How can a government steeped in debt continue to pay health care bills for a growing number of Americans? Socialism offers only three options: cut benefits, reduce quality of care, or both. Many doctors are now refusing to take on additional Medicaid patients because of low reimbursement rates, and Obamacare’s $716 billion cut to Medicare payments, scheduled to occur from 2013 to 2022, is greatly reducing access for many seniors, as Alyene Senger, a research associate with The Heritage Foundation, reports in a new Issue Brief.

“Despite the constant political rhetoric that Medicare payment reductions affect only providers and not beneficiaries, funding cuts for Medicare services will directly affect those who depend on those services,” wrote Senger. “If Obamacare’s major reductions are implemented by Congress over the coming decade, seniors’ ability to access Medicare services will surely diminish. In fact, the Medicare Trustees project that the lower Medicare payment rates would cause 15 percent of hospitals, skilled nursing facilities, and home health agencies to become unprofitable by 2019, and this percentage would reach roughly 25 percent in 2030 and 40 percent by 2050.”

Obamacare continues to expand health insurance coverage, but it’s also driving health care providers and insurers out of the marketplace. If everyone is insured, but obtaining quality health care services becomes increasingly more difficult, what’s the point of expanding coverage at all? As more people enroll in Medicare, Medicaid, and CHIP, government agents and elected officials will be empowered and compelled to take even greater control of the health care marketplace—both to limit costs and to force health care providers to offer services at a loss.

The only way to save the U.S. medical system is to completely reverse course on Obamacare and enact in its place a variety of pro-liberty, free-market reforms.

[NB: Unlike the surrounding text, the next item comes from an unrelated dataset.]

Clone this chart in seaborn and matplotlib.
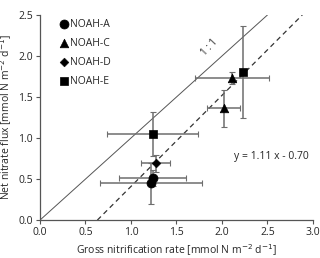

The Affordable Care Act should be repealed; federal Medicaid funds should be block-granted to the states so that each may formulate policies specifically designed for its own unique population; health insurance companies should be allowed to compete across state lines; direct primary care should be legalized and embraced; and tax-free health savings accounts should be made available to every American, with a guarantee the funds will remain secure and can be rolled over year-to-year.

It’s not too late to stop the rise of socialism in the U.S. health care system, but time is running out.